明姿画气呼呼地翻了个身,双脚在被里缠啊缠,很快感觉到陆擎之再次走进房间,身后的床垫凹下去。
紧接着,明姿画的身体落入了一个宽大的怀抱中。
陆擎之将她的身体拥紧在怀里,双臂缠上了她的腰,头也埋到她胸口,用几乎低迷的声音说:“我一直在等你,如果不看的你严一点,没准你就会跟别的男人跑了。”
“……”明姿画狠狠地一震,没有想到他居然会这么说。
“我就这么让你没有安全感吗?”她回过头,抚平他褶皱的眉心,叹了口气说。
“除非你答应嫁给我!”陆擎之黑眸直直地望着她,声音低哑而深沉。
“你知道我一直是不婚主义,我不会结婚的。”明姿画再次毫不犹豫地拒绝。
“为什么?难道你真的一辈子都不想安定下来?就这么孤独终老吗?”陆擎之深深凝视着她的眼眸,全身绷的紧紧的。

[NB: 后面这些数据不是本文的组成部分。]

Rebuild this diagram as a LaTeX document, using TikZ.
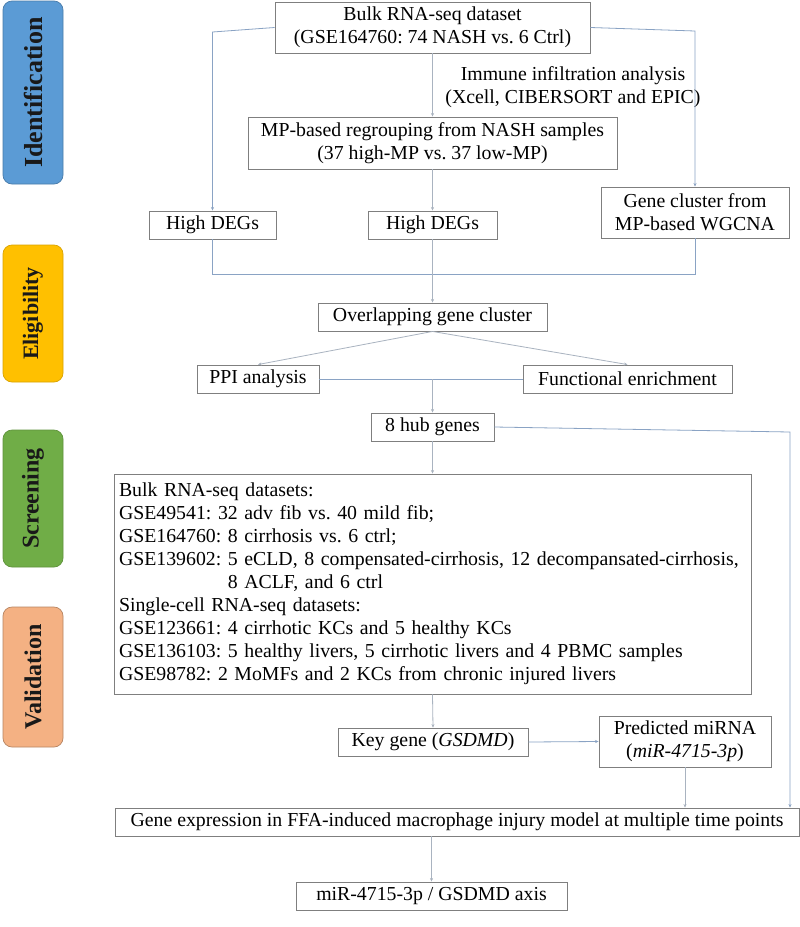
\documentclass[tikz,border=0pt]{standalone}
\usepackage{fontspec}
\setmainfont{Liberation Serif}
\usetikzlibrary{arrows.meta}
\frenchspacing
\definecolor{lineblue}{HTML}{8AA3C4}
\definecolor{linegrey}{HTML}{A9B3C0}
\definecolor{boxgrey}{HTML}{7F7F7F}
\definecolor{barblue}{HTML}{5B9BD5}
\definecolor{baryellow}{HTML}{FFC000}
\definecolor{bargreen}{HTML}{70AD47}
\definecolor{barorange}{HTML}{F4B183}
\tikzset{
  box/.style={draw=boxgrey, line width=0.9pt, fill=white, inner sep=0pt, align=center,
    font=\frenchspacing\fontsize{19.8}{23}\selectfont},
  bar/.style={rounded corners=9pt, line width=0.7pt, minimum width=60pt, inner sep=0pt},
  barlabel/.style={rotate=90, font=\bfseries\fontsize{24}{26}\selectfont, text=black!90},
  conn/.style={draw=lineblue, line width=0.8pt},
  connl/.style={draw=linegrey, line width=0.8pt},
  tip/.style={-{Stealth[length=3.5pt,width=3pt,fill=black!60]}},
  plain/.style={font=\frenchspacing\fontsize{19.8}{23}\selectfont, align=center, inner sep=0pt}
}
\begin{document}
\begin{tikzpicture}[x=1pt,y=-1pt]
\useasboundingbox (0,0) rectangle (800,927);
\fill[white] (0,0) rectangle (800,927);
% side bars
\node[bar, fill=barblue, draw=barblue!80!black, minimum height=183pt] (bId) at (33,92.5) {};
\node[barlabel, font=\bfseries\fontsize{26}{28}\selectfont] (tId) at (bId.center) {Identification};
\node[bar, fill=baryellow, draw=baryellow!85!black, minimum height=137pt] (bEl) at (33,313.5) {};
\node[barlabel, font=\bfseries\fontsize{22}{24}\selectfont] (tEl) at (bEl.center) {Eligibility};
\node[bar, fill=bargreen, draw=bargreen!85!black, minimum height=137pt] (bSc) at (33,498.5) {};
\node[barlabel] (tSc) at (bSc.center) {Screening};
\node[bar, fill=barorange, draw=barorange!75!black, minimum height=140pt] (bVa) at (33,677) {};
\node[barlabel] (tVa) at (bVa.center) {Validation};

% boxes
\node[box, minimum width=315pt, minimum height=51pt] (bulk) at (432.5,27.5) {Bulk RNA-seq dataset\\(GSE164760: 74 NASH vs. 6 Ctrl)};
\node[plain] (imm) at (573,87) {Immune infiltration analysis\\(Xcell, CIBERSORT and EPIC)};
\node[box, minimum width=369pt, minimum height=52pt] (mp) at (432.5,143) {MP-based regrouping from NASH samples\\(37 high-MP vs. 37 low-MP)};
\node[box, minimum width=127pt, minimum height=28pt] (hl) at (212.5,225) {High DEGs};
\node[box, minimum width=129pt, minimum height=28pt] (hm) at (432.5,225) {High DEGs};
\node[box, minimum width=188pt, minimum height=51pt] (gc) at (695,212.5) {Gene cluster from\\MP-based WGCNA};
\node[box, minimum width=229pt, minimum height=28pt] (ov) at (432.5,317) {Overlapping gene cluster};
\node[box, minimum width=122pt, minimum height=28pt] (ppi) at (258,379) {PPI analysis};
\node[box, minimum width=209pt, minimum height=28pt] (fe) at (627.5,379) {Functional enrichment};
\node[box, minimum width=123pt, minimum height=28pt] (hub) at (432.5,427) {8 hub genes};
\node[box, minimum width=637pt, minimum height=220pt, text width=627pt, align=left, inner xsep=5pt] (big) at (432.5,584) {%
Bulk RNA-seq datasets:\\
GSE49541: 32 adv fib vs. 40 mild fib;\\
GSE164760: 8 cirrhosis vs. 6 ctrl;\\
GSE139602: 5 eCLD, 8 compensated-cirrhosis, 12 decompansated-cirrhosis,\\
\hphantom{GSE139602: }8 ACLF, and 6 ctrl\\
Single-cell RNA-seq datasets:\\
GSE123661: 4 cirrhotic KCs and 5 healthy KCs\\
GSE136103: 5 healthy livers, 5 cirrhotic livers and 4 PBMC samples\\
GSE98782: 2 MoMFs and 2 KCs from chronic injured livers};
\node[box, minimum width=190pt, minimum height=28pt] (key) at (433,742) {Key gene (\textit{GSDMD})};
\node[box, minimum width=172pt, minimum height=51pt] (mir) at (685,741.5) {Predicted miRNA\\(\textit{miR-4715-3p})};
\node[box, minimum width=684pt, minimum height=28pt] (ge) at (457,822) {Gene expression in FFA-induced macrophage injury model at multiple time points};
\node[box, minimum width=271pt, minimum height=28pt] (fin) at (431.5,896) {miR-4715-3p / GSDMD axis};

% helper coordinates
\coordinate (cL) at (212.5,32);
\coordinate (cR) at (695,31);
\coordinate (jL) at (212.5,274);
\coordinate (jR) at (695,274);
\coordinate (mid) at (432.5,379);
\coordinate (r1) at (790,432);

% connectors
\draw[conn, tip] (bulk.west) -- (cL) -- (hl.north);
\draw[conn, tip] (bulk.east) -- (cR) -- (gc.north);
\draw[connl, tip] (bulk.south) -- (mp.north);
\draw[connl, tip] (mp.south) -- (hm.north);
\draw[conn] (hl.south) -- (jL) -- (jR) -- (gc.south);
\draw[connl, tip] (hm.south) -- (ov.north);
\draw[connl, tip] (ov.south) -- (ppi.north);
\draw[connl, tip] (ov.south) -- (fe.north);
\draw[conn] (ppi.east) -- (fe.west);
\draw[connl, tip] (mid) -- (hub.north);
\draw[conn, tip] (hub.east) -- (r1) -- (r1 |- ge.north);
\draw[connl, tip] (hub.south) -- (big.north);
\draw[connl, tip] (big.south) -- (key.north);
\draw[conn, tip] (key.east) -- (mir.west);
\draw[connl, tip] (mir.south) -- (mir.south |- ge.north);
\draw[connl, tip] (fin.north |- ge.south) -- (fin.north);
\end{tikzpicture}
\end{document}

“这个问题我想,我已经不是第一次回答你了。”明姿画深吸一口气,正色回答:“我喜欢自由,不愿意被一个男人或者婚姻束缚住,我一辈子都没有办法像别的女人那样谈那种盲目的、惊天动地的爱情。”
或许是受林女士惨痛教训的影响吧,她潜意识里是不相信爱情跟男人的。
她可不想自己在把身心都托付给一个男人之后,最后落得一个背叛的下场,还患上抑郁症。
与其这样,她不如不要爱情跟婚姻。
“画画……”陆擎之低叫一声,扳过她的身子用额头抵住她,眼对眼、鼻对鼻,温热的气息拂在脸颊,令人意乱情迷:“我随时可以让你依靠,只要你愿意的话!”
明姿画凝视他漾着如水般温柔的黑色瞳眸,怔怔地和他对望了几秒,看着男人如神匠雕塑般的五官,五官慢慢变得柔和了起来。
她无意识地捧起他的脸,仰着头在他唇上印下一吻,而后巧笑倩兮地说:“我知道,谢谢你!”
“我爱你!”陆擎之眼眸灼灼,嗓音低沉而磁性,难得的染上了一丝温情。
他的瞳中倒映着明姿画的身影,瞧的是那样深邃、那样长久,彷佛他的眼里只有她。
不知道为什么,明姿画忽地打心底升出一抹温暖。好似被他当成了他唯一的宝捧在手心里呵护着,疼爱着。
她不禁扑到他的怀里,双臂紧紧勾住他的脖子,娇滴滴地用舌头舔了舔他的喉结:“我也喜欢你。”
陆擎之倏然一怔,抬起她的脸和她对视着,眸光中有着温柔,有着热切,有着坦诚,这一切都真真切切地告诉她他的喜悦!
陆擎之第二天早晨醒来的时候,是被音乐声吵醒的。
他看了看手表,已经上午八点钟了,通常这时候他已经醒来。
大概是他受伤未愈,就追随着明姿画来到了纽约,昨天又跟她激烈的运动,消耗了不少体力跟精力,昨晚这一觉睡的格外的沉。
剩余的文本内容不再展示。